Необрусевшие интервенты

Филолог Виктория Васильева о том, нужно ли русскому языку избавляться от иностранных слов.

Вице-спикер Госдумы Владимир Жириновский предложил законодательно начать борьбу с заимствованиями в русском языке. Интернет тут же отреагировал демотиваторами с Жириновским, который говорит на русском языке образца XIX века, а одна из петербургских газет выпустила статью про депутата на нарочито старорусском языке, с «ерами» и «ятями». О том, насколько русскому языку необходимо законодательное регулирование и откуда берутся заимствованные слова, «РР» поговорил с доцентом, кандидатом филологических наук СПбГУ Викторией Васильевой.

Насколько актуальна инициатива Жириновского?

Мне кажется, что Жириновский – такая фигура, которая способна любое дело, где есть рациональное зерно, свести к абсурду. А ведь, на самом деле, речь идет даже не о заимствованиях, а об англоязычной интервенции не только в наш язык, но и во все европейские. Этим озабочены и немцы, и австрийцы, и французы, причем еще с 60-х годов XX века. Можно, конечно, спорить о том, является ли годным для решения этого вопроса так называемый «языковой закон». Сможет ли он что-то реально исправить. О какой чистоте языка мы вообще говорим? Что мы хотим получить в результате? Может, нам нужно, чтобы, как у Шишкова (Александр Шишков, писатель XIX века, государственный деятель, глава литературного общества «Беседа любителей русского слова» – «РР-Онлайн»): «Хорошилище по гульбищу из ристалища…»? Скорее всего, нет. Нужен разумный подход.

То есть нужно регулировать язык?

Сложилась ситуация, при которой даже обычные люди стали чувствовать себя неуютно в языковой стихии. Они многого не понимают, им кажется, что их дурят – особенно при получении какой-то услуги, когда читают простейший договор, когда получают кредит в банке, с ними говорят на чужом языке. Все это узкоспециальная терминология: банковская, компьютерная.

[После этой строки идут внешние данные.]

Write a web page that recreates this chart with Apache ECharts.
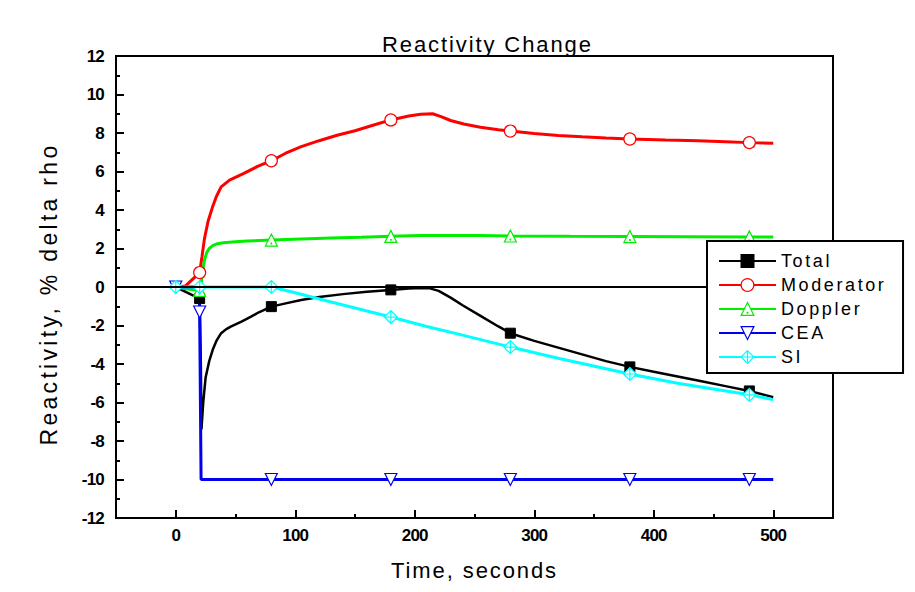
<!DOCTYPE html>
<html>
<head>
<meta charset="utf-8">
<script src="https://cdn.jsdelivr.net/npm/echarts@6/dist/echarts.min.js"></script>
<style>
html,body{margin:0;padding:0;background:#fff}
#c{width:915px;height:592px}
#c svg text[style*="22px"]{letter-spacing:1.9px}
#c svg text[style*="23px"]{letter-spacing:3.3px}
#c svg text[style*="18px"]{letter-spacing:2.6px}
#c svg text[style*="17px"]{letter-spacing:-0.8px}
</style>
</head>
<body>
<div id="c"></div>
<script>
// ---- data ----
const xTickLabels = [0, 100, 200, 300, 400, 500];
const xMinorTicks = [50, 150, 250, 350, 450];

const totalT = [0,10,20,21,21.5,23,25,28,31,34,38,42,46,55,63,70,80,92,105,120,140,160,180,195,205,212,220,230,240,255,270,280,300,320,340,360,380,400,420,440,460,480,500];
const totalV = [0,-0.3,-0.6,-4,-7.4,-6.0,-4.7,-3.85,-3.25,-2.8,-2.4,-2.2,-2.06,-1.8,-1.54,-1.3,-1.02,-0.85,-0.68,-0.52,-0.37,-0.25,-0.15,-0.08,-0.05,-0.06,-0.2,-0.55,-0.95,-1.5,-2.05,-2.4,-2.8,-3.15,-3.5,-3.85,-4.15,-4.4,-4.65,-4.9,-5.15,-5.4,-5.72];
const totalMarks = [20,80,180,280,380,480];

const modT = [0,8,20,22,24,27,31,34,38,45,57,68,80,92,105,120,135,150,165,180,195,205,215,222,230,241,255,270,280,300,320,340,360,380,410,437,460,480,500];
const modV = [0,0.05,0.75,1.6,2.5,3.4,4.2,4.7,5.2,5.55,5.9,6.25,6.56,6.95,7.29,7.6,7.88,8.12,8.4,8.68,8.88,8.97,9.0,8.85,8.65,8.47,8.3,8.17,8.1,7.97,7.87,7.8,7.74,7.69,7.64,7.6,7.55,7.5,7.47];
const modMarks = [20,80,180,280,380,480];

const dopT = [0,10,20,21,22,24,26,28,31,35,40,50,60,80,105,130,155,180,205,230,255,280,330,380,430,480,500];
const dopV = [0,-0.1,-0.18,0,0.6,1.4,1.8,2.0,2.15,2.25,2.3,2.35,2.39,2.44,2.49,2.54,2.58,2.63,2.67,2.68,2.67,2.65,2.63,2.62,2.61,2.6,2.6];
const dopMarks = [20,80,180,280,380,480];

const ceaT = [0,19.8,20,21.2,80,180,280,380,480,500];
const ceaV = [0,0,-1.3,-10,-10,-10,-10,-10,-10,-10];
const ceaMarks = [0,20,80,180,280,380,480];

const siT = [0,20,80,100,130,160,180,210,240,280,320,360,380,420,450,480,500];
const siV = [0,0,0,-0.3,-0.78,-1.25,-1.56,-2.05,-2.5,-3.12,-3.7,-4.25,-4.52,-5.0,-5.3,-5.6,-5.85];
const siMarks = [0,20,80,180,280,380,480];

// ---- build ----
function build(ts, vs, marks) {
  return ts.map((t, i) => marks.indexOf(t) >= 0 ? [t, vs[i]] : { value: [t, vs[i]], symbol: 'none' });
}
const FONT = 'Liberation Sans, Arial, sans-serif';

function mk(name, color, width, data, symbol, size, extra) {
  return Object.assign({
    name, type: 'line', data, symbol, symbolSize: size, showAllSymbol: true,
    lineStyle: { color, width }, itemStyle: { color: '#fff', borderColor: color, borderWidth: 1.2 },
    emphasis: { disabled: true }, z: 3
  }, extra || {});
}

const chart = echarts.init(document.getElementById('c'), null, { renderer: 'svg' });
chart.setOption({
  animation: false,
  backgroundColor: '#fff',
  title: { text: 'Reactivity Change', left: 377, top: 28,
    textStyle: { fontFamily: FONT, fontSize: 22, fontWeight: 'normal', color: '#000' } },
  grid: { left: 116, top: 56, right: 82, bottom: 74, show: true, borderColor: '#000', borderWidth: 2, backgroundColor: 'transparent' },
  legend: {
    orient: 'vertical', left: 707, top: 241, itemWidth: 57, itemHeight: 16, itemGap: 6,
    padding: [11, 40, 7, 11], borderColor: '#000', borderWidth: 2, backgroundColor: '#fff',
    itemStyle: { borderWidth: 1.2 },
    textStyle: { fontFamily: FONT, fontSize: 18, color: '#000' },
    data: ['Total', 'Moderator', 'Doppler', 'CEA', 'SI'], z: 10
  },
  xAxis: [{
    type: 'value', min: -50, max: 550, interval: 50,
    name: 'Time, seconds', nameLocation: 'middle', nameGap: 41,
    nameTextStyle: { fontFamily: FONT, fontSize: 22, color: '#000' },
    axisLine: { show: true, onZero: false, lineStyle: { color: '#000', width: 2 } },
    axisTick: { show: true, inside: true, length: 8, lineStyle: { color: '#000', width: 2 }, customValues: xTickLabels },
    axisLabel: { customValues: xTickLabels, fontFamily: FONT, fontSize: 17, fontWeight: 'bold', color: '#000', margin: 9 },
    splitLine: { show: false }
  }, {
    type: 'value', min: -50, max: 550, position: 'bottom', gridIndex: 0,
    axisLine: { show: false, onZero: false },
    axisTick: { show: true, inside: true, length: 4, lineStyle: { color: '#000', width: 2 }, customValues: xMinorTicks },
    axisLabel: { show: false }, splitLine: { show: false }
  }],
  yAxis: {
    type: 'value', min: -12, max: 12, interval: 2,
    name: 'Reactivity, % delta rho', nameLocation: 'middle', nameGap: 56, nameRotate: 90,
    nameTextStyle: { fontFamily: FONT, fontSize: 23, color: '#000', padding: [0, 14, 0, 0] },
    axisLine: { show: true, onZero: false, lineStyle: { color: '#000', width: 2 } },
    axisTick: { show: true, inside: true, length: 8, lineStyle: { color: '#000', width: 2 } },
    minorTick: { show: true, splitNumber: 2, length: 4, lineStyle: { color: '#000', width: 2 } },
    axisLabel: { fontFamily: FONT, fontSize: 17, fontWeight: 'bold', color: '#000', margin: 12 },
    splitLine: { show: false }, minorSplitLine: { show: false }
  },
  series: [
    mk('Total', '#000', 2.5, build(totalT, totalV, totalMarks), 'rect', 10,
      { itemStyle: { color: '#000', borderColor: '#000', borderWidth: 1 },
        markLine: { silent: true, symbol: 'none', label: { show: false },
          lineStyle: { color: '#000', width: 2, type: 'solid' }, data: [{ yAxis: 0 }] } }),
    mk('Moderator', '#ff0000', 3, build(modT, modV, modMarks), 'circle', 12),
    mk('Doppler', '#00ee00', 3, build(dopT, dopV, dopMarks), 'path://M0,-1 L1.1,0.9 L-1.1,0.9 Z M-0.05,0.45 L0.05,0.45 L0.05,0.55 L-0.05,0.55 Z', 12),
    mk('CEA', '#0000ee', 3, build(ceaT, ceaV, ceaMarks), 'path://M-1.1,-0.9 L1.1,-0.9 L0,1 Z', 12),
    mk('SI', '#00ffff', 3, build(siT, siV, siMarks), 'path://M0,-1 L1,0 L0,1 L-1,0 Z M0,-1 L0,1 M-1,0 L1,0', 13)
  ]
});
</script>
</body>
</html>
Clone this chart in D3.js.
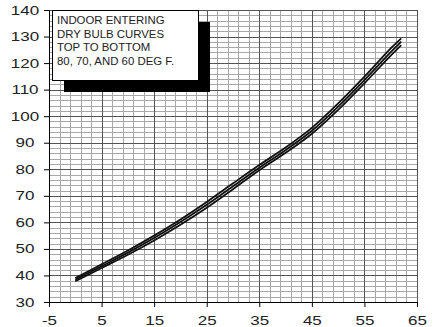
<!DOCTYPE html>
<html>
<head>
<meta charset="utf-8">
<script src="https://cdn.jsdelivr.net/npm/d3@7"></script>
<style>
  body { margin: 0; background: #fff; }
  svg text { font-family: "Liberation Sans", Arial, sans-serif; }
</style>
</head>
<body>
<div class="chart"></div>
<script>
const width = 440;
const height = 327;
const margin = {top: 10, right: 23, bottom: 25, left: 49};

// outdoor temp (x) and capacity curves for indoor dry bulb 80 / 70 / 60
const temps = [0, 5, 10, 15, 20, 25, 30, 35, 40, 45, 50, 55, 60, 62];
const db80 = [39.0, 44.2, 49.4, 55.0, 61.1, 67.7, 74.7, 81.6, 88.2, 95.6, 104.8, 114.9, 125.5, 129.3];
const db70 = [38.4, 43.5, 48.6, 54.1, 60.1, 66.6, 73.6, 80.6, 87.2, 94.5, 103.6, 113.6, 124.1, 128.1];
const db60 = [37.8, 42.8, 47.8, 53.2, 59.1, 65.5, 72.5, 79.6, 86.2, 93.4, 102.4, 112.4, 122.8, 126.8];
const xTicks = [-5, 5, 15, 25, 35, 45, 55, 65];
const yTicks = [30, 40, 50, 60, 70, 80, 90, 100, 110, 120, 130, 140];
const legendLines = ["INDOOR ENTERING", "DRY BULB CURVES", "TOP TO BOTTOM", "80, 70, AND 60 DEG F."];

const svg = d3.select(".chart").append("svg").attr("width", width).attr("height", height);
const plot = svg.append("g").attr("transform", `translate(${margin.left},${margin.top})`);
const w = width - margin.left - margin.right;
const h = height - margin.top - margin.bottom;

const x = d3.scaleLinear().domain([-5, 65]).range([0, w]);
const y = d3.scaleLinear().domain([30, 140]).range([h, 0]);

// minor grid every 2 units
plot.append("g").selectAll("line")
  .data(d3.range(-3, 65, 2))
  .enter().append("line")
    .attr("x1", d => Math.round(x(d)) + 0.5).attr("x2", d => Math.round(x(d)) + 0.5)
    .attr("y1", 0).attr("y2", h)
    .attr("stroke", "#a8a8a8");
plot.append("g").selectAll("line")
  .data(d3.range(32, 140, 2).filter(d => d % 10 !== 0))
  .enter().append("line")
    .attr("y1", d => Math.round(y(d)) + 0.5).attr("y2", d => Math.round(y(d)) + 0.5)
    .attr("x1", 0).attr("x2", w)
    .attr("stroke", "#a8a8a8");

// major grid
plot.append("g").selectAll("line")
  .data(xTicks.slice(1))
  .enter().append("line")
    .attr("x1", d => Math.round(x(d)) + 0.5).attr("x2", d => Math.round(x(d)) + 0.5)
    .attr("y1", 0).attr("y2", h)
    .attr("stroke", "#555");
plot.append("g").selectAll("line")
  .data(yTicks.slice(1))
  .enter().append("line")
    .attr("y1", d => Math.round(y(d)) + 0.5).attr("y2", d => Math.round(y(d)) + 0.5)
    .attr("x1", 0).attr("x2", w)
    .attr("stroke", "#555");

// axes
const xAxis = plot.append("g")
  .attr("transform", `translate(0,${h})`)
  .call(d3.axisBottom(x).tickValues(xTicks).tickFormat(d => String(d)).tickSize(5).tickPadding(9));
const yAxis = plot.append("g")
  .call(d3.axisLeft(y).tickValues(yTicks).tickFormat(d => String(d)).tickSize(5));
[xAxis, yAxis].forEach(a => {
  a.select(".domain").attr("stroke", "#000");
  a.selectAll(".tick line").attr("stroke", "#000");
  a.selectAll("text").attr("font-size", 12.6).attr("fill", "#222")
    .style("font-family", '"Liberation Sans", Arial, sans-serif');
});
// y labels sit centred left of the axis
yAxis.selectAll("text").attr("text-anchor", "middle").attr("x", -24);
// the original lettering is wider than Arial
svg.selectAll(".tick text").each(function() {
  const len = this.getComputedTextLength();
  d3.select(this).attr("textLength", len * 1.35).attr("lengthAdjust", "spacingAndGlyphs");
});

// curves
const line = d3.line()
  .x((d, i) => x(temps[i]))
  .y(d => y(d))
  .curve(d3.curveCatmullRom);

[db80, db70, db60].forEach(s => {
  plot.append("path")
    .datum(s)
    .attr("d", line)
    .attr("fill", "none")
    .attr("stroke", "#111")
    .attr("stroke-width", 1.8);
});

// legend box with shadow
const lx = 3, ly = 0, lw = 146, lh = 70;
plot.append("rect")
  .attr("x", lx + 12).attr("y", ly + 12)
  .attr("width", lw).attr("height", lh)
  .attr("fill", "#000");
plot.append("rect")
  .attr("x", lx + 0.5).attr("y", ly + 0.5)
  .attr("width", lw).attr("height", lh)
  .attr("fill", "#fff").attr("stroke", "#000");
plot.append("g").selectAll("text")
  .data(legendLines)
  .enter().append("text")
    .attr("x", lx + 5)
    .attr("y", (d, i) => ly + 14 + i * 13.6)
    .attr("font-size", 11.4)
    .attr("fill", "#222")
    .text(d => d);
</script>
</body>
</html>
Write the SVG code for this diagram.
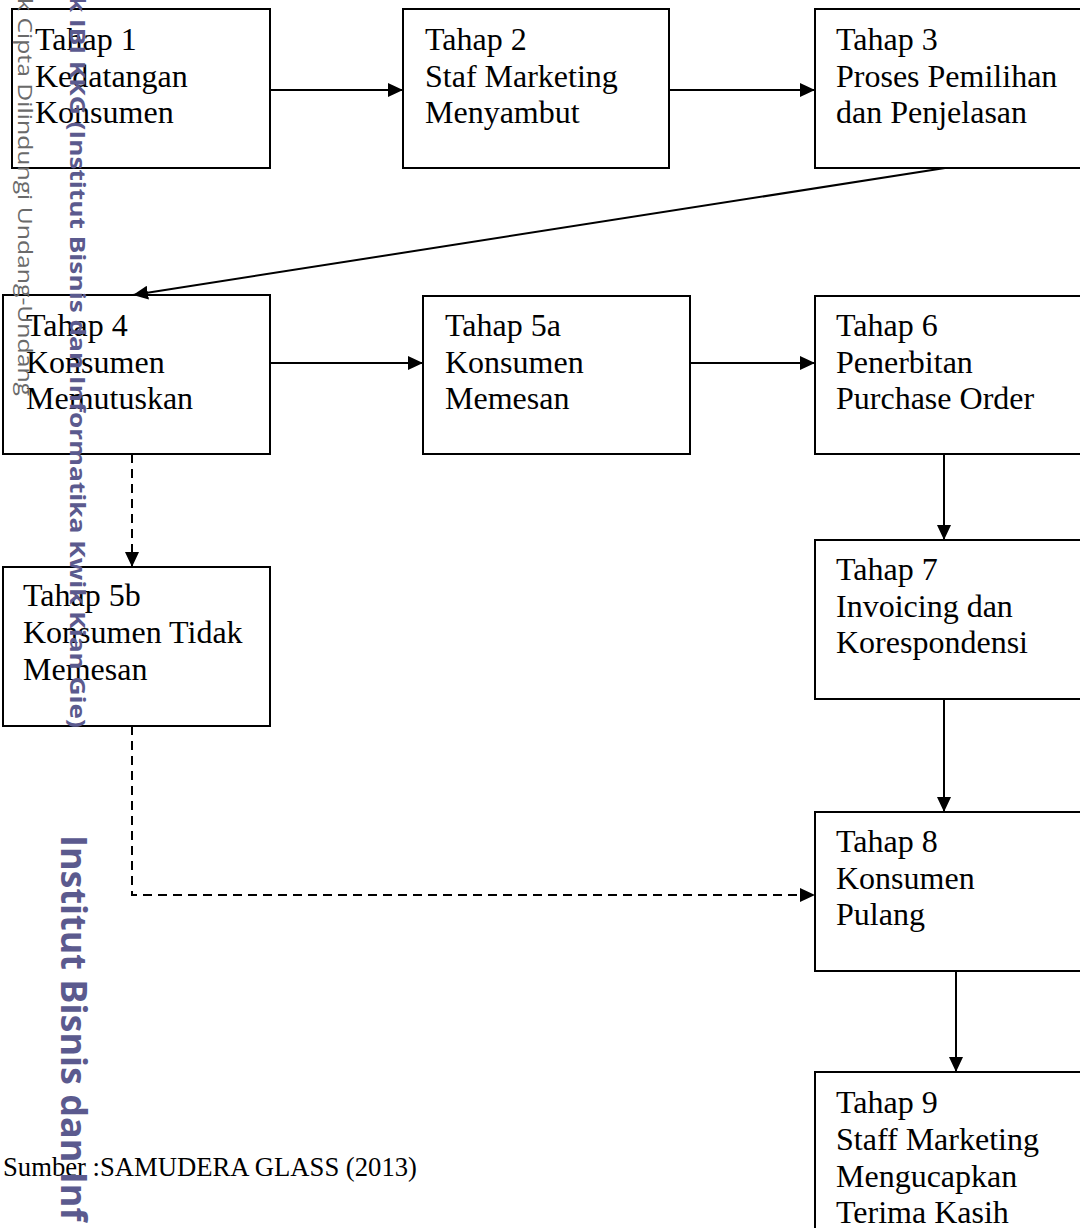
<svg xmlns="http://www.w3.org/2000/svg" width="1080" height="1228" viewBox="0 0 1080 1228">
<style>
.box{fill:none;stroke:#000;stroke-width:2}
.t{font-family:"Liberation Serif","Times New Roman",serif;font-size:32px;fill:#000}
.c{stroke:#000;stroke-width:2;fill:none}
.d{stroke-dasharray:9 6}
.wm1{font-family:"Open Sans","DejaVu Sans",sans-serif;font-size:20px;fill:#6a6a6a}
.wm2{font-family:"Open Sans","DejaVu Sans",sans-serif;font-weight:bold;font-size:22px;fill:#5b5a8e}
.wm3{font-family:"Open Sans","DejaVu Sans",sans-serif;font-weight:bold;font-size:36px;fill:#5b5a8e}
</style>
<defs>
<marker id="ah" markerUnits="userSpaceOnUse" markerWidth="15" markerHeight="14" refX="15" refY="7" orient="auto">
<path d="M0,0 L15,7 L0,14 z" fill="#000"/>
</marker>
</defs>
<rect width="1080" height="1228" fill="#fff"/>
<g id="connectors">
<line class="c" x1="270" y1="90" x2="403" y2="90" marker-end="url(#ah)"/>
<line class="c" x1="669" y1="90" x2="815" y2="90" marker-end="url(#ah)"/>
<line class="c" x1="945" y1="168" x2="133" y2="295" marker-end="url(#ah)"/>
<line class="c" x1="270" y1="363" x2="423" y2="363" marker-end="url(#ah)"/>
<line class="c" x1="690" y1="363" x2="815" y2="363" marker-end="url(#ah)"/>
<line class="c d" x1="132" y1="454" x2="132" y2="567" marker-end="url(#ah)"/>
<line class="c" x1="944" y1="454" x2="944" y2="540" marker-end="url(#ah)"/>
<line class="c" x1="944" y1="699" x2="944" y2="812" marker-end="url(#ah)"/>
<polyline class="c d" points="132,726 132,895 815,895" marker-end="url(#ah)"/>
<line class="c" x1="956" y1="971" x2="956" y2="1072" marker-end="url(#ah)"/>
</g>
<g id="n1"><rect class="box" x="12" y="9" width="258" height="159"/>
<text class="t" x="35" y="50">Tahap 1<tspan x="35" y="86.5">Kedatangan</tspan><tspan x="35" y="123">Konsumen</tspan></text></g>
<g id="n2"><rect class="box" x="403" y="9" width="266" height="159"/>
<text class="t" x="425" y="50">Tahap 2<tspan x="425" y="86.5">Staf Marketing</tspan><tspan x="425" y="123">Menyambut</tspan></text></g>
<g id="n3"><rect class="box" x="815" y="9" width="280" height="159"/>
<text class="t" x="836" y="50">Tahap 3<tspan x="836" y="86.5">Proses Pemilihan</tspan><tspan x="836" y="123">dan Penjelasan</tspan></text></g>
<g id="n4"><rect class="box" x="3" y="295" width="267" height="159"/>
<text class="t" x="26" y="336">Tahap 4<tspan x="26" y="372.5">Konsumen</tspan><tspan x="26" y="409">Memutuskan</tspan></text></g>
<g id="n5a"><rect class="box" x="423" y="296" width="267" height="158"/>
<text class="t" x="445" y="336">Tahap 5a<tspan x="445" y="372.5">Konsumen</tspan><tspan x="445" y="409">Memesan</tspan></text></g>
<g id="n6"><rect class="box" x="815" y="296" width="280" height="158"/>
<text class="t" x="836" y="336">Tahap 6<tspan x="836" y="372.5">Penerbitan</tspan><tspan x="836" y="409">Purchase Order</tspan></text></g>
<g id="n5b"><rect class="box" x="3" y="567" width="267" height="159"/>
<text class="t" x="23" y="606">Tahap 5b<tspan x="23" y="643">Konsumen Tidak</tspan><tspan x="23" y="680">Memesan</tspan></text></g>
<g id="n7"><rect class="box" x="815" y="540" width="280" height="159"/>
<text class="t" x="836" y="580">Tahap 7<tspan x="836" y="616.5">Invoicing dan</tspan><tspan x="836" y="653">Korespondensi</tspan></text></g>
<g id="n8"><rect class="box" x="815" y="812" width="280" height="159"/>
<text class="t" x="836" y="852">Tahap 8<tspan x="836" y="888.5">Konsumen</tspan><tspan x="836" y="925">Pulang</tspan></text></g>
<g id="n9"><rect class="box" x="815" y="1072" width="280" height="200"/>
<text class="t" x="836" y="1113">Tahap 9<tspan x="836" y="1150">Staff Marketing</tspan><tspan x="836" y="1187">Mengucapkan</tspan><tspan x="836" y="1223">Terima Kasih</tspan></text></g>
<text x="3" y="1176" style="font-family:'Liberation Serif','Times New Roman',serif;font-size:26.67px;fill:#000">Sumber :SAMUDERA GLASS (2013)</text>
<g id="watermark">
<text class="wm1" transform="translate(18,-2) rotate(90)" textLength="398" lengthAdjust="spacingAndGlyphs">k Cipta Dilindungi Undang-Undang</text>
<text class="wm2" transform="translate(70,-4) rotate(90)" textLength="732" lengthAdjust="spacingAndGlyphs">k IBI KKG (Institut Bisnis dan Informatika Kwik Kian Gie)</text>
<text class="wm3" transform="translate(61,835) rotate(90)">Institut Bisnis dan Inf</text>
</g>
</svg>
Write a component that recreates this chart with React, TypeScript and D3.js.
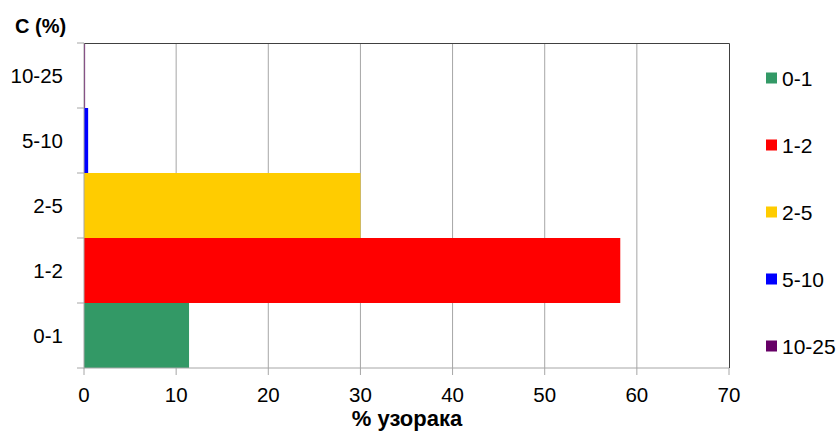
import React, { useEffect, useRef } from 'react';
import * as d3 from 'd3';

const categories = ['0-1', '1-2', '2-5', '5-10', '10-25'];
const values = [11.4, 58.2, 30.0, 0.45, 0.12];
const colors = ['#339966', '#ff0000', '#ffcc00', '#0000ff', '#660066'];
const xTicks = [0, 10, 20, 30, 40, 50, 60, 70];

const width = 838;
const height = 432;
const margin = { top: 43, right: 109, bottom: 64, left: 84 };
const font = '"Liberation Sans", Arial, sans-serif';

export default function App() {
  const svgRef = useRef<SVGSVGElement>(null);

  useEffect(() => {
    if (!svgRef.current) return;
    const svg = d3.select(svgRef.current);
    svg.selectAll('*').remove();

    const x = d3.scaleLinear().domain([0, 70]).range([margin.left, width - margin.right]);
    const y = d3.scaleBand<string>()
      .domain([...categories].reverse())
      .range([margin.top, height - margin.bottom])
      .padding(0);

    const x0 = x(0), x1 = x(70);
    const y0 = margin.top, y1 = height - margin.bottom;

    // grid
    svg.append('g')
      .selectAll('line')
      .data(xTicks.slice(1, -1))
      .join('line')
      .attr('x1', d => x(d)).attr('x2', d => x(d))
      .attr('y1', y0).attr('y2', y1)
      .attr('stroke', '#a6a6a6').attr('stroke-width', 1);

    // bars
    svg.append('g')
      .selectAll('rect')
      .data(categories)
      .join('rect')
      .attr('x', x0)
      .attr('y', d => y(d)!)
      .attr('width', (d, i) => Math.max(x(values[i]) - x0, 1))
      .attr('height', y.bandwidth())
      .attr('fill', (d, i) => colors[i]);

    // frame: top + right dark
    svg.append('path')
      .attr('d', `M${x0},${y0 + 0.5}H${x1 + 0.5}V${y1}`)
      .attr('fill', 'none').attr('stroke', '#404040').attr('stroke-width', 1);

    // y axis
    const yAxis = svg.append('g').attr('transform', `translate(${x0},0)`);
    yAxis.append('line').attr('x1', 0).attr('x2', 0).attr('y1', y0).attr('y2', y1 + 0.5)
      .attr('stroke', '#a6a6a6');
    const yBounds = [y0, ...categories.map(c => y(c)! + y.bandwidth())];
    yAxis.selectAll('line.tick')
      .data(yBounds)
      .join('line')
      .attr('class', 'tick')
      .attr('x1', -7).attr('x2', 0)
      .attr('y1', d => d).attr('y2', d => d)
      .attr('stroke', '#a6a6a6');
    yAxis.selectAll('text')
      .data(categories)
      .join('text')
      .attr('x', -21)
      .attr('y', d => y(d)! + y.bandwidth() / 2)
      .attr('dy', '0.36em')
      .attr('text-anchor', 'end')
      .attr('font-family', font)
      .attr('font-size', 20.5)
      .attr('fill', '#000')
      .text(d => d);

    // x axis
    const xAxis = svg.append('g').attr('transform', `translate(0,${y1})`);
    xAxis.append('line').attr('x1', x0).attr('x2', x1).attr('y1', 0).attr('y2', 0)
      .attr('stroke', '#a6a6a6');
    xAxis.selectAll('line.tick')
      .data(xTicks)
      .join('line')
      .attr('class', 'tick')
      .attr('x1', d => x(d)).attr('x2', d => x(d))
      .attr('y1', 0).attr('y2', 7)
      .attr('stroke', '#a6a6a6');
    xAxis.selectAll('text')
      .data(xTicks)
      .join('text')
      .attr('x', d => x(d))
      .attr('y', 34)
      .attr('text-anchor', 'middle')
      .attr('font-family', font)
      .attr('font-size', 20.5)
      .attr('fill', '#000')
      .text(d => d);

    // titles
    svg.append('text')
      .attr('x', 15).attr('y', 33)
      .attr('font-family', font).attr('font-size', 20).attr('font-weight', 'bold')
      .text('C (%)');
    svg.append('text')
      .attr('x', 407).attr('y', 426)
      .attr('text-anchor', 'middle')
      .attr('font-family', font).attr('font-size', 22).attr('font-weight', 'bold')
      .text('% узорака');

    // legend
    const legend = svg.append('g').attr('transform', 'translate(766,0)');
    const ly = d3.scalePoint<string>().domain(categories).range([78, 346]);
    const items = legend.selectAll('g')
      .data(categories)
      .join('g')
      .attr('transform', d => `translate(0,${ly(d)})`);
    items.append('rect')
      .attr('x', 0).attr('y', -5.5).attr('width', 11).attr('height', 11)
      .attr('fill', (d, i) => colors[i]);
    items.append('text')
      .attr('x', 16).attr('y', 0).attr('dy', '0.36em')
      .attr('font-family', font).attr('font-size', 21)
      .text(d => d);
  }, []);

  return (
    <svg
      ref={svgRef}
      width={width}
      height={height}
      style={{ position: 'absolute', left: 0, top: 0, background: '#fff' }}
    />
  );
}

На самом деле, инструкции мы плохо понимаем очень давно, но долгое время относились к этому с иронией. Но теперь мы чувствуем себя ущемленными, когда с нами говорят вроде бы на родном языке. И этим вопросом нужно заниматься. Как в свое время поступили французские терминологические комиссии еще в середине шестидесятых. Они предписывают употребление своего, родного франкоязычного термина, а не заимствованного английского. В 1972 году был издан специальный список терминов, по мере возможности образованных от французских слов. Были введены штрафные санкции за использование англицизмов в документообороте, когда существовали французские альтернативы.

Но тем не менее интервенция продолжается. И при больших штрафах стихия языка никуда не делась. И те франкоязычные термины, которые «победили», можно пересчитать по пальцам.

Но мы ведь не можем эту терминологию заменить, банковскую, к примеру?

На самом деле, аналоги надо искать. Элементарный пример – «самолет». Не «аэроплан». Кто-то его придумал – и оно прижилось. Сейчас за такие вещи должно отвечать журналистское сообщество.

Почему?

Сегодня всеми специалистами по языку доказано, что «кодификатором» языка является не только словарь, но и язык СМИ. Масс-медиа говорят обществу: «Смотрите, так можно говорить!» Если раньше, когда мы ориентировались на Центральное телевидение, и там были вышколенные дикторы, все потом рассуждали: «Ну по телевизору же так говорят!» И это был аргумент. Сейчас он нам даже не нужен. Потому что если что-то говорится, пишется, публикуется в газетах, на телевидении, в Интернете – значит, так говорят. И попробуйте доказать людям, что так говорить нельзя!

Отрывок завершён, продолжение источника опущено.